Last week, Google head of webspam Matt Cutts posted a full-throated defense of Google’s transparency on Google’s European Policy Blog in response to complaints that a few companies raised to the European Commission. Long-time readers of my blog know that I’m a big fan of search engine transparency and have made my own calls on this blog for Google to be more transparent. The fact that I work at Google now doesn’t change my values. But being on the inside has informed my perspective.
In particular, as Matt elaborates in his post, Google deserves more credit for transparency than it often gets from its critics. For example, Google has published:
- “The Anatomy of a Large-Scale Hypertextual Web Search Engine“, which not only details the formula for PageRank, but also mentions other signals that Google uses to rank search results: anchor text, location of query terms within documents, proximity of query terms, etc.
- details of its key infrastructure innovations: MapReduce, the Google File System, Bigtable, and Protocol Buffers
- hundreds of research papers by Googlers in diverse areas of computer science
He goes onto describe the various webmaster tools and social media resources that Google has made available. The popularity of these tools is a testament to their utility.
Still, as Matt points out:
we don’t think it’s unreasonable for any business to have some trade secrets, not least because we don’t want to help spammers and crackers game our system. If people who are trying to game search rankings knew every single detail about how we rank sites, it would be easier for them to ‘spam’ our results with pages that are not relevant and are frustrating to users — including porn and malware sites.
As I blogged back in 2008, I still hope that someday we won’t need to have to rely on a relevance analog of security through obscurity in order to deter spam and abusive SEO practices. But I recognize that we haven’t developed such an analog, and hence that complete transparency today for web search ranking algorithms would have a far greater downside than upside for ordinary users.
I suspect that a prerequisite for complete transparency in search requires moving from a ranking-based retrieval approach to a set-based approach. For many web search information needs (e.g., navigational queries), it’s hard to see how users would benefit from such a radical change. For queries that represent more exploratory information needs, a set-based approach would be (at least in my view) far preferable to one based on ranking. But there’s a lot of work to do on the content side before such exploratory interfaces for the web are usable.
In summary, I’m happy to see Matt taking a public stand in Google’s defense. I don’t always agree with my employer’s decisions, but I do believe that my colleagues act in good faith and with good intentions. I understand how many people–especially site owners–fixate on whatever Google keeps secret. In a world where so many people compete for attention, information is power. Google tries to provide maximum quality to users while keeping the playing field level for site owners. As Google Fellow Amit Singhal points out, “this stuff is tough“.
17 replies on “Google and Transparency”
[…] Google and Transparency […]
While this topic deserves a longer response, let me just quickly say that I don’t think Google should be trying to claim any credit for publishing the “Anatomy of a Large Scale Hypertextual Web Search Engine” paper. Why? Because Google the company never published this paper. Sergey and Larry, the grad students, published this paper. Their affiliations on the paper are “Stanford”, not Google.
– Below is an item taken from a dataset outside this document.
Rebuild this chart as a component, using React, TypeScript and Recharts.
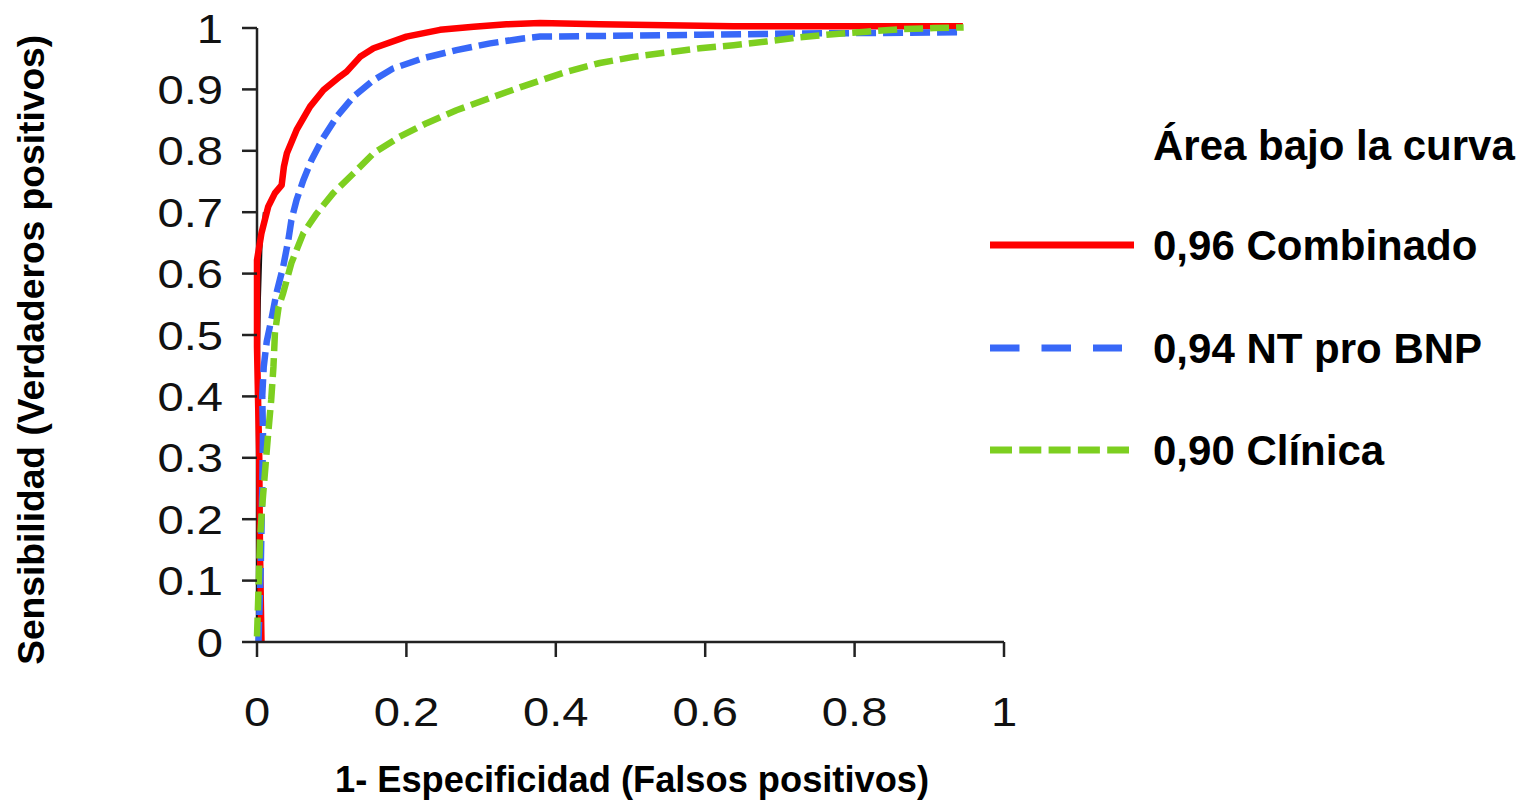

So it is disingenuous, at the very least, to give Google credit for this. This information was released (at least submitted for publication with the intention of being released) before Google the company existed. So whatever L&S’s attitudes about transparency were as grad students, I think it changed once they became incorporated as Google.
And I cannot count the number of times I’ve seen Google talks in which the Google speaker has intentionally gone out of his or her way to mention that the form of PageRank that they use in today’s engine is nothing like the one published in the paper. I don’t know if that’s the truth, or a deliberate attempt at obfuscation. But the upshot is that this means that Google is even less transparent than claimed, because it has the feel of trying to throw people off track — now one doesn’t know what to believe anymore.. the published paper or the research talks.
So to go back now and try and claim “transparency credit” for this paper… makes me uneasy.
And sure, there are hundreds of papers by Googlers. But how many of those papers were done (primarily) by summer interns, who already came to Google with a solid sense of a research idea? And of the ones that are Google-internal only, how many of those are on production-code systems, vs raw research? Microsoft publishes hundreds of papers as well, the vast majority of which are never incorporated into shipped products. Does that also make Microsoft transparent?
Given that Larry and Sergey are founders and major shareholders, I think Google should get at least a little credit for their actions. 🙂
And yes, the measure doesn’t conform precisely to the paper–and in any case it’s only one factor. But, to put it in the context of Matt’s post: “One of the most widely-discussed parts of Google’s scoring has always been PageRank. That ‘secret ingredient’ is hardly a secret.”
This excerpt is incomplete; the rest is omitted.